Phivolcs sees weaker steam emission from Taal’s main crater

Published January 30, 2020, 12:00 AM

by manilabulletin_admin

By Elllalyn De Vera-Ruiz

The Philippine Institute of Volcanology and Seismology (Phivolcs) continues to observe weaker steam emission at the main crater of the Taal Volcano on Thursday, days after the alert status of the restive volcano was lowered.


Phivolcs pointed out that the activity in the volcano’s main crater from 8 a.m. Wednesday to 8 a.m. Thursday was characterized by “weak emission of white to dirty white steam-laden plumes 300 to 500 meters tall that drifted southwest.”

The sulfur dioxide emission was also below instrumental detection. The presence of significant sulfur dioxide from a volcano indicates that magma is getting closer to the surface.

Phivolcs added that seven volcanic earthquakes were plotted with magnitudes ranging from 1.7 to 2.5. However, these were not felt.

For the past 24 hours, the Taal Volcano network, which can record small earthquakes undetectable by the Philippine seismic network, recorded 137 volcanic earthquakes including two low-frequency events and one harmonic tremor that lasted for 97 seconds.

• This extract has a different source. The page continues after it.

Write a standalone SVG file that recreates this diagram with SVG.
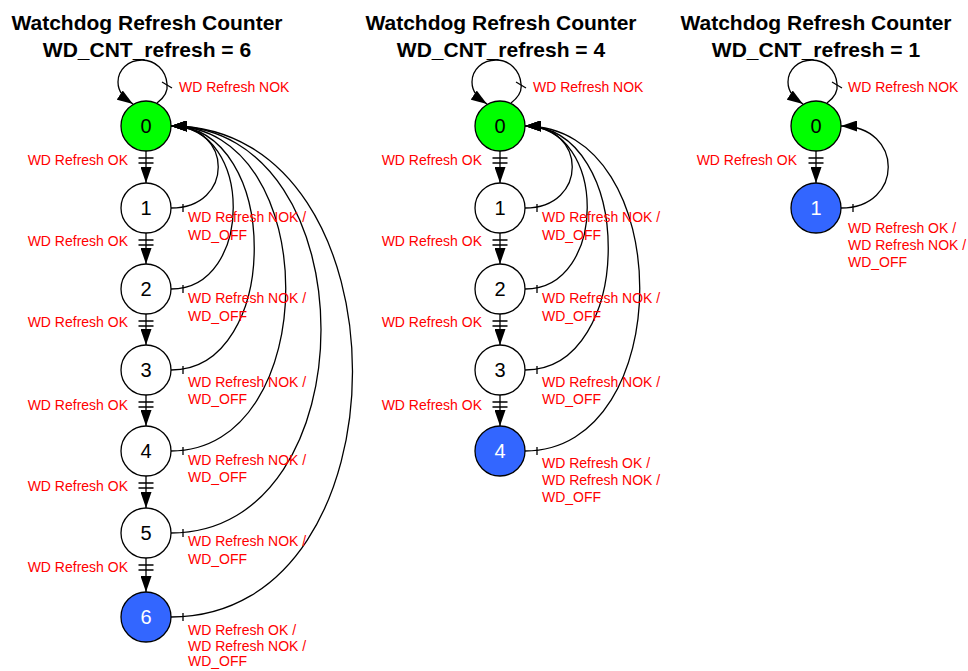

“These earthquakes signify magmatic activity beneath the Taal edifice that could lead to eruptive activity at the main crater,” Phivolcs said.

Alert Level 3 remains in effect over Taal Volcano, which means that sudden steam-driven and even weak phreatomagmatic explosions, volcanic earthquakes, ashfall, and lethal volcanic gas expulsions can still occur and threaten areas within the Taal Volcano Island and nearby lakeshores.

Phivolcs recommended that entry into the Taal Volcano island, Taal Lake, and communities west of the volcano island within a 7 kilometer radius from the main crater must be strictly prohibited.

Local government units were advised to assess areas outside the seven-kilometer radius for damages and road accessibilities and to strengthen preparedness, contingency, and communication measures in case of renewed unrest.

People were also advised to observe precautions due to ground displacement across fissures, frequent ash fall, and minor earthquakes.

Communities beside active river channels, particularly where ash from the main eruption phase has been thickly deposited, should increase vigilance when there is heavy and prolonged rainfall since the ash can be washed away and form lahars along the channels.

Likewise, civil aviation authorities were asked to advise pilots to avoid flying close to the volcano as airborne ash and ballistic fragments from sudden explosions and wind-remobilized ash may pose hazards to aircrafts.